__DIRECTIVE__. Skip all pictures, then copy the lines from the start of the data through the line with "from matplotlib.ticker import", keeping both ends.

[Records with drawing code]
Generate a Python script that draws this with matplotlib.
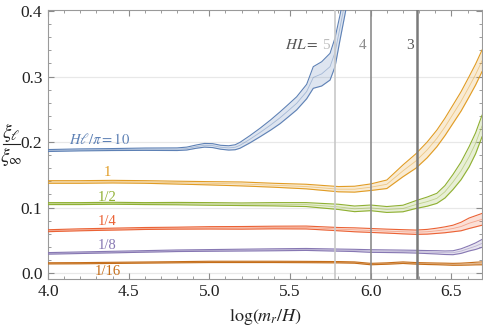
import numpy as np
import matplotlib
matplotlib.use("Agg")
import matplotlib.pyplot as plt
from matplotlib.lines import Line2D
from matplotlib.ticker import MultipleLocator, FormatStrFormatter

plt.rcParams["font.family"] = ["Liberation Serif", "DejaVu Serif"]
plt.rcParams["mathtext.fontset"] = "stix"

# Mathematica-style palette
BLUE, ORANGE, GREEN = "#5E81B5", "#E19C24", "#8FB032"
RED, PURPLE, BROWN = "#EB6235", "#8778B3", "#C56E1A"

# common x grid for the five lower curves, log(m_r/H)
x_grid = [4.0, 4.2, 4.4, 4.6, 4.8, 5.0, 5.2, 5.4, 5.6, 5.8, 5.9,
          6.0, 6.1, 6.2, 6.28, 6.35, 6.41, 6.46, 6.51, 6.56, 6.61, 6.65, 6.69]

# H l / pi = 1
y_1 = [0.139, 0.139, 0.1395, 0.139, 0.138, 0.137, 0.136, 0.134, 0.132, 0.128, 0.128,
       0.131, 0.1355, 0.156, 0.171, 0.188, 0.2055, 0.223, 0.2425, 0.262, 0.2845, 0.303, 0.324]
e_1 = [0.002, 0.002, 0.002, 0.002, 0.0022, 0.0025, 0.003, 0.003, 0.0035, 0.004, 0.0045,
       0.005, 0.0065, 0.009, 0.011, 0.012, 0.0127, 0.0133, 0.014, 0.0148, 0.0155, 0.016, 0.0165]

# 1/2
y_2 = [0.106, 0.106, 0.1065, 0.106, 0.106, 0.1055, 0.105, 0.105, 0.1045, 0.101, 0.098,
       0.0995, 0.097, 0.0985, 0.1045, 0.109, 0.114, 0.124, 0.139, 0.156, 0.1775, 0.198, 0.2245]
e_2 = [0.0015, 0.0015, 0.0015, 0.0015, 0.0018, 0.002, 0.002, 0.0025, 0.003, 0.004, 0.0043,
       0.0043, 0.0045, 0.005, 0.006, 0.007, 0.0077, 0.0095, 0.0115, 0.0135, 0.0155, 0.016, 0.0165]

# 1/4
y_4 = [0.0646, 0.066, 0.067, 0.068, 0.0685, 0.069, 0.069, 0.0695, 0.0695, 0.067, 0.066,
       0.065, 0.064, 0.063, 0.0623, 0.063, 0.0645, 0.066, 0.068, 0.071, 0.076, 0.079, 0.082]
e_4 = [0.0015, 0.0015, 0.0015, 0.0015, 0.0015, 0.0018, 0.002, 0.002, 0.0022, 0.0025, 0.003,
       0.003, 0.003, 0.0032, 0.0033, 0.0036, 0.004, 0.0045, 0.005, 0.0065, 0.008, 0.0085, 0.009]

# 1/8
y_8 = [0.030, 0.031, 0.032, 0.033, 0.034, 0.0345, 0.035, 0.0355, 0.036, 0.035, 0.0345,
       0.0336, 0.0333, 0.033, 0.0326, 0.032, 0.0316, 0.031, 0.031, 0.0335, 0.0377, 0.041, 0.0453]
e_8 = [0.0012, 0.0012, 0.0012, 0.0012, 0.0012, 0.0013, 0.0014, 0.0015, 0.0015, 0.0016, 0.0017,
       0.002, 0.002, 0.002, 0.0021, 0.0023, 0.0025, 0.0027, 0.003, 0.0035, 0.004, 0.005, 0.006]

# 1/16
y_16 = [0.0148, 0.015, 0.0155, 0.016, 0.0165, 0.017, 0.017, 0.017, 0.0168, 0.0165, 0.016,
        0.0137, 0.0145, 0.0158, 0.0148, 0.0143, 0.014, 0.0137, 0.0133, 0.0135, 0.014, 0.0145, 0.0148]
e_16 = [0.0009, 0.0009, 0.0009, 0.0009, 0.0009, 0.001, 0.001, 0.001, 0.001, 0.001, 0.001,
        0.0011, 0.0011, 0.0012, 0.0012, 0.0013, 0.0013, 0.0014, 0.0015, 0.0016, 0.0018, 0.002, 0.0022]

# H l / pi = 10 (own grid, it blows up before 6)
x_10 = [4.0, 4.2, 4.4, 4.6, 4.8, 4.86, 4.92, 4.97, 5.02, 5.07, 5.12, 5.16, 5.19,
        5.25, 5.314, 5.38, 5.438, 5.49, 5.541, 5.603, 5.644, 5.696, 5.748, 5.779,
        5.81, 5.84, 5.9]
y_10 = [0.187, 0.188, 0.1885, 0.189, 0.189, 0.190, 0.193, 0.195, 0.1945, 0.192, 0.191,
        0.192, 0.195, 0.204, 0.2145, 0.226, 0.237, 0.248, 0.259, 0.277, 0.2985, 0.304,
        0.315, 0.337, 0.375, 0.413, 0.50]
e_10 = [0.0015, 0.0015, 0.0015, 0.0018, 0.002, 0.0022, 0.0025, 0.0028, 0.003, 0.003, 0.0033,
        0.0038, 0.0045, 0.0055, 0.0065, 0.0078, 0.009, 0.0095, 0.01, 0.011, 0.0165, 0.0185,
        0.0204, 0.022, 0.019, 0.019, 0.025]

series = [
    (x_10, y_10, e_10, BLUE, r"$H\ell/\pi = 10$", 4.322, 0.2045),
    (x_grid, y_1, e_1, ORANGE, "1", 4.366, 0.154),
    (x_grid, y_2, e_2, GREEN, "1/2", 4.364, 0.116),
    (x_grid, y_4, e_4, RED, "1/4", 4.364, 0.078),
    (x_grid, y_8, e_8, PURPLE, "1/8", 4.364, 0.042),
    (x_grid, y_16, e_16, BROWN, "1/16", 4.37, 0.0025),
]

# vertical markers for HL = 5, 4, 3
hl_vals = ["5", "4", "3"]
hl_x = [5.777, 6.0, 6.288]
hl_colors = ["#c8c8c8", "#8c8c8c", "#7a7a7a"]
hl_widths = [1.2, 1.2, 1.8]
hl_label_x = [5.723, 5.949, 6.242]
hl_text_colors = ["#bdbdbd", "#8c8c8c", "#555555"]

fig = plt.figure(figsize=(4.83, 3.27), dpi=100)
ax = fig.add_axes([0.0994, 0.148, 0.8986, 0.8214])

for y in [0.0, 0.1, 0.2, 0.3]:
    ax.axhline(y, color="#e8e8e8", lw=0.9, zorder=0)

for xs, ys, es, c, lab, lx, ly in series:
    xs = np.asarray(xs)
    ys = np.asarray(ys)
    es = np.asarray(es)
    ax.fill_between(xs, ys - es, ys + es, color=c, alpha=0.2, lw=0, zorder=2)
    ax.plot(xs, ys + es, color=c, lw=0.8, zorder=3)
    ax.plot(xs, ys - es, color=c, lw=0.8, zorder=3)
    ax.plot(xs, ys, color=c, lw=0.6, alpha=0.45, zorder=3)
    ax.text(lx, ly, lab, color=c, fontsize=10.5, ha="center", va="center",
            zorder=5)

for xv, c, w in zip(hl_x, hl_colors, hl_widths):
    ax.axvline(xv, color=c, lw=w, zorder=4)

ax.text(5.675, 0.348, r"$HL=$", color="#555555", fontsize=11,
        ha="right", va="center")
for t, xv, c in zip(hl_vals, hl_label_x, hl_text_colors):
    ax.text(xv, 0.348, t, color=c, fontsize=11, ha="center", va="center")

ax.set_xlim(4.0, 6.69)
ax.set_ylim(-0.0085, 0.4015)
ax.xaxis.set_major_locator(MultipleLocator(0.5))
ax.xaxis.set_minor_locator(MultipleLocator(0.1))
ax.yaxis.set_major_locator(MultipleLocator(0.1))
ax.yaxis.set_minor_locator(MultipleLocator(0.02))
ax.xaxis.set_major_formatter(FormatStrFormatter("%.1f"))
ax.yaxis.set_major_formatter(FormatStrFormatter("%.1f"))
ax.tick_params(which="both", direction="in", top=True, right=True,
               color="#8c8c8c", labelsize=12.5, labelcolor="#222222")
ax.tick_params(which="major", length=4, width=0.8, pad=4)
ax.tick_params(which="minor", length=2.2, width=0.6)
for s in ax.spines.values():
    s.set_color("#9a9a9a")
    s.set_linewidth(0.8)

fig.text(0.549, 0.03, r"$\log(m_r/H)$", fontsize=13, ha="center", va="center",
         color="#222222")

# y label as a stacked fraction
fig.text(0.023, 0.595, r"$\xi_\ell$", fontsize=14, ha="center", va="center",
         color="#222222")
fig.text(0.023, 0.522, r"$\xi_\infty$", fontsize=14, ha="center", va="center",
         color="#222222")
fig.add_artist(Line2D([0.006, 0.041], [0.5596, 0.5596], transform=fig.transFigure,
                      color="#222222", lw=0.8))

fig.savefig("out.png", dpi=100)
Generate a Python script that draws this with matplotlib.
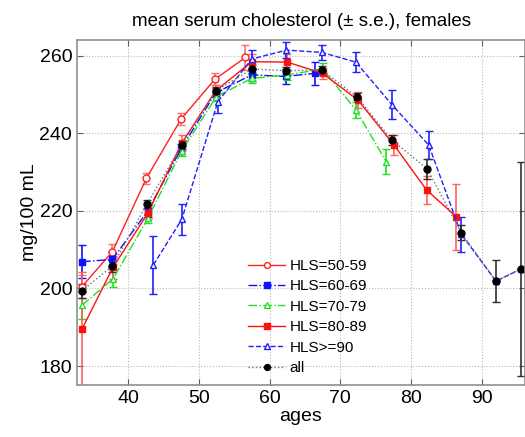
import numpy as np
import matplotlib.pyplot as plt

plt.rcParams['font.family'] = ['Liberation Sans', 'DejaVu Sans']

# HLS=50-59
age_50 = [33.5, 37.8, 42.6, 47.5, 52.3, 56.6]
val_50 = [200.5, 209.5, 228.4, 243.7, 254.0, 259.6]
err_50 = [3.0, 2.0, 1.5, 1.5, 1.5, 3.3]

# HLS=60-69
age_60 = [33.5, 37.8, 42.8, 47.5, 52.4, 57.5, 62.3, 66.4]
val_60 = [206.9, 207.5, 220.0, 236.0, 250.5, 255.1, 254.7, 255.5]
err_60 = [4.2, 2.0, 1.5, 1.2, 1.2, 1.5, 2.0, 3.0]

# HLS=70-79
age_70 = [33.5, 37.9, 42.8, 47.6, 52.5, 57.5, 62.5, 67.5, 72.2, 76.5]
val_70 = [195.7, 202.5, 218.1, 235.5, 249.5, 254.2, 255.1, 256.6, 246.1, 232.7]
err_70 = [3.5, 2.2, 1.2, 1.2, 1.2, 1.2, 1.2, 1.5, 2.0, 3.2]

# HLS=80-89
age_80 = [33.5, 37.9, 42.8, 47.6, 52.4, 57.5, 62.5, 67.5, 72.5, 77.6, 82.2, 86.4]
val_80 = [189.5, 205.5, 219.4, 237.5, 251.0, 258.5, 258.4, 255.5, 248.6, 237.0, 225.4, 218.5]
err_80 = [14.8, 3.0, 1.5, 2.0, 1.5, 2.0, 2.0, 1.5, 2.0, 2.5, 3.6, 8.5]

# HLS>=90
age_90 = [43.6, 47.6, 52.7, 57.5, 62.4, 67.4, 72.2, 77.3, 82.5, 87.1, 92.0, 95.5]
val_90 = [206.1, 217.8, 248.2, 259.2, 261.5, 260.9, 258.4, 247.4, 237.0, 214.0, 201.9, 205.0]
err_90 = [7.4, 4.0, 3.0, 2.3, 2.0, 2.0, 2.5, 3.8, 3.6, 4.5, 0.0, 0.0]

# all
age_all = [33.5, 37.8, 42.7, 47.6, 52.4, 57.5, 62.4, 67.4, 72.3, 77.3, 82.3, 87.1, 92.0, 95.5]
val_all = [199.4, 205.8, 221.8, 237.0, 251.0, 256.6, 256.2, 256.4, 249.5, 238.3, 230.8, 214.4, 201.9, 205.0]
err_all = [1.8, 1.5, 1.0, 1.0, 1.0, 1.0, 1.0, 1.0, 1.0, 1.2, 2.5, 2.0, 5.4, 27.5]

fig = plt.figure(figsize=(5.25, 4.37), dpi=100)
ax = fig.add_axes([77/525, 1 - 385/437, (525 - 77)/525, (385 - 40)/437])

series = [
    (age_50, val_50, err_50, 'HLS=50-59', '#ff2020', '-', 'o', 'white', '#ff7070'),
    (age_60, val_60, err_60, 'HLS=60-69', '#1010ff', '-.', 's', None, '#1010ff'),
    (age_70, val_70, err_70, 'HLS=70-79', '#20e020', '-.', '^', 'white', '#20e020'),
    (age_80, val_80, err_80, 'HLS=80-89', '#ff1010', '-', 's', None, '#ff6060'),
    (age_90, val_90, err_90, 'HLS>=90', '#2020ff', '--', '^', 'white', '#2020ff'),
    (age_all, val_all, err_all, 'all', 'black', ':', 'o', None, '#303030'),
]

handles = []
for a, v, e, lab, col, ls, mk, mfc, ecol in series:
    line_col = '#707070' if col == 'black' else col
    cont = ax.errorbar(a, v, yerr=e, color=line_col, ls=ls, lw=1.0, marker=mk, ms=5,
                       mfc=mfc if mfc else col, mec=col, ecolor=ecol, elinewidth=1.2,
                       capsize=3, capthick=1.0, label=lab)
    handles.append(cont.lines[0])

ax.set_xlim(32.8, 96.1)
ax.set_ylim(175.1, 264.1)
ax.set_xticks([40, 50, 60, 70, 80, 90])
ax.set_yticks([180, 200, 220, 240, 260])
ax.grid(True, ls=':', color='#b8b8b8', lw=0.8)
ax.tick_params(direction='in', top=True, right=True, labelsize=14, color='#606060', length=4)
for s in ax.spines.values():
    s.set_color('#909090')
    s.set_linewidth(1.2)

ax.set_title('mean serum cholesterol (± s.e.), females', fontsize=13.5, pad=10)
ax.set_xlabel('ages', fontsize=14, labelpad=1)
ax.set_ylabel('mg/100 mL', fontsize=14, labelpad=1)

leg = ax.legend(handles, [s[3] for s in series], loc='lower left',
                bbox_to_anchor=(0.36, 0.0), frameon=False,
                fontsize=11, handlelength=2.4, handletextpad=0.3, labelspacing=0.42,
                borderaxespad=0.25, markerscale=0.85)

fig.savefig('out.png', dpi=100)
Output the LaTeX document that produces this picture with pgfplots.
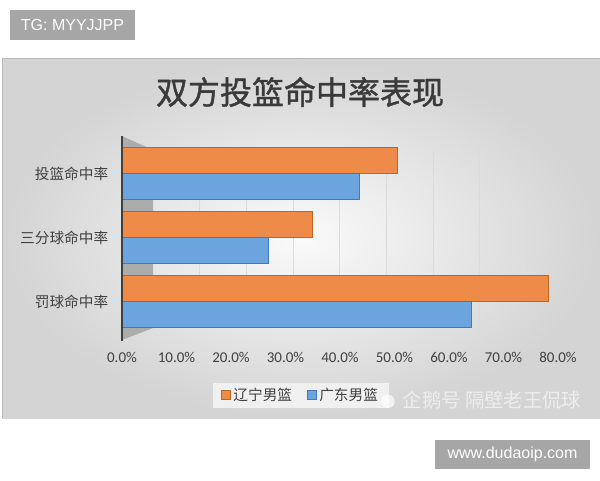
\documentclass[border=0pt]{standalone}
\usepackage{pgfplots}
\pgfplotsset{compat=1.18}
\usepackage{pgfplotstable}
\usepackage{fontspec}
\setmainfont{Carlito}
\newfontfamily\cjk{Noto Sans CJK SC}
\newfontfamily\cjktitle[FakeBold=1.2]{Noto Sans CJK SC}
\newfontfamily\arialf{Liberation Sans}

\definecolor{lnorange}{HTML}{EE8B48}
\definecolor{lnedge}{HTML}{C4651F}
\definecolor{gdblue}{HTML}{6CA4DD}
\definecolor{gdedge}{HTML}{3F78BD}
\definecolor{txt}{HTML}{404040}
\definecolor{wmgray}{HTML}{A6A6A6}

\pgfplotsset{sqlegend/.style={legend image code/.code={%
    \draw[##1, line width=0.6pt] (0pt,-3.4pt) rectangle (6.8pt,3.4pt);}}}

% shooting percentages, category 0 = top row
\pgfplotstableread{
cat ln gd
0 50.5 43.5
1 35.0 26.8
2 78.2 64.2
}\rates

\begin{document}
\begin{tikzpicture}
\path[use as bounding box, fill=white] (0,0) rectangle (450pt,-360pt);

% chart area
\shade[inner color=gray!4, outer color=gray!34] (1.5pt,-43.5pt) rectangle (450pt,-313.5pt);
\draw[gray!55] (1.5pt,-313.5pt) -- (1.5pt,-43.5pt) -- (450pt,-43.5pt);

% title
\node[text=txt!90!black, font=\cjktitle\fontsize{24}{28}\selectfont] at (225pt,-69pt) {双方投篮命中率表现};

% back wall grid
\begin{axis}[
    at={(114.75pt,-246pt)}, anchor=south west,
    scale only axis, width=280.25pt, height=133.5pt,
    xmin=0, xmax=80, ymin=0, ymax=1,
    xtick={10,20,...,80}, xticklabels={}, ytick=\empty,
    xmajorgrids, major grid style={draw=gray!28, line width=0.8pt},
    axis line style={draw=none}, major tick length=0,
]
\addplot[draw=none] coordinates {(0,0)};
\end{axis}

% side wall
\fill[gray!65] (91.5pt,-102pt) -- (114.75pt,-112.5pt) -- (114.75pt,-246pt) -- (91.5pt,-255pt) -- cycle;

\begin{axis}[
    at={(91.5pt,-255pt)}, anchor=south west,
    scale only axis, width=327pt, height=153pt,
    xmin=0, xmax=80, ymin=-0.586, ymax=2.602,
    y dir=reverse,
    xbar, bar width=19.5pt,
    xtick={0,10,...,80},
    /pgf/number format/assume math mode=true,
    xticklabel={\pgfmathprintnumber[fixed,fixed zerofill,precision=1]{\tick}\%},
    xticklabel style={font=\fontsize{11.25}{13}\selectfont, text=txt, yshift=-6pt},
    ytick={0,1,2},
    yticklabels={投篮命中率,三分球命中率,罚球命中率},
    yticklabel style={font=\cjk\fontsize{11}{13}\selectfont, text=txt, xshift=-6.8pt},
    axis line style={draw=none}, major tick length=0,
    legend columns=2,
    legend style={at={(0.41,-0.27)}, anchor=center, fill=gray!12, draw=none,
        inner xsep=6pt, font=\cjk\fontsize{11}{13}\selectfont, text=txt,
        /tikz/every even column/.append style={column sep=9pt}},
]
\addplot[fill=lnorange, draw=lnedge, line width=0.8pt, bar shift=9.75pt, sqlegend]
    table[x=ln, y=cat] {\rates};
\addlegendentry{辽宁男篮}
\addplot[fill=gdblue, draw=gdedge, line width=0.8pt, bar shift=-9.75pt, sqlegend]
    table[x=gd, y=cat] {\rates};
\addlegendentry{广东男篮}
\end{axis}

% wall edge
\draw[line width=2.2pt, color=black!75] (91.5pt,-102pt) -- (91.5pt,-256pt);

% watermarks
\fill[white, opacity=0.7] (291pt,-301pt) circle (5pt);
\node[text=white, opacity=0.6, font=\cjk\fontsize{14.5}{16}\selectfont] at (369pt,-300pt) {企鹅号\ 隔壁老王侃球};
\fill[wmgray] (7.5pt,-7.5pt) rectangle (101.25pt,-30pt);
\node[text=white, font=\arialf\fontsize{12}{14}\selectfont] at (54.4pt,-18.75pt) {TG: MYYJJPP};
\fill[wmgray] (326.25pt,-330pt) rectangle (442.5pt,-351.75pt);
\node[text=white, font=\arialf\fontsize{12}{14}\selectfont] at (384.4pt,-340.9pt) {www.dudaoip.com};
\end{tikzpicture}
\end{document}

__ANSWER FOR THE TASK__.
Generate a Python script that draws this with matplotlib.
import numpy as np
import matplotlib
matplotlib.use("Agg")
import matplotlib.pyplot as plt
from matplotlib.lines import Line2D
from matplotlib.ticker import MultipleLocator, FormatStrFormatter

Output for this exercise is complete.